Research taste is the ability to judge trends and predict the future
Metaphysically speaking, research taste is the ability to judge trends and predict the future.
It sounds unreliable to predict the future, but the essence of many things is about predicting the future:
- The working principle of large models is to predict the next token. Given a sentence, predict what the next word is. For example, “The capital of China is”, the next word is likely “Beijing”. All propositions can be organized in the form of fill-in-the-blank questions, so the ability to predict the next word implies general intelligence.
- The purpose of science is to discover a set of rules to predict what will happen in a given scenario. For example, if you pick up an apple and let go, will the apple fall to the ground or fly upwards? Having the ability to predict the future is also an important criterion for distinguishing science from pseudoscience.
- The essence of investing is predicting how much money the subject will make in the future. For instance, 10 years ago, the consensus in the AI community was that computing power is one of the three pillars of AI, so NVIDIA’s stock was bound to rise, but no one expected it to increase by 100 times. At the end of last year, the consensus in the Web3 community was that Web3 would be popular in 2024-2025, when Bitcoin was only $25,000, and now it’s close to $70,000.
- The fate of an individual and a company largely depends on the course of history itself, and the essence of making choices is predicting the future.
As you can see, research taste is a scarce ability. Most people think predicting the future is unreliable because most people do not have the ability to predict the future. However, leading scientists and successful entrepreneurs have far superior abilities to judge trends and predict the future.
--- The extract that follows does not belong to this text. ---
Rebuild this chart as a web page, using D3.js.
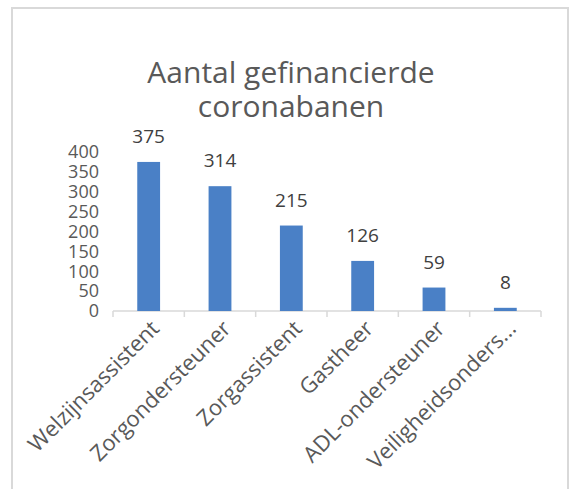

Some might say, isn’t this survivorship bias, where those who bet right become leading scientists and successful entrepreneurs, and those who bet wrong are seen as lacking ability? To answer this, one only needs to look at the trend judgments and future predictions made by leading scientists and successful entrepreneurs 10 years ago and see how many of these predictions have come true. Although I don’t have data or research results to support this, I believe that successful people have a stronger ability to predict the future than the average person.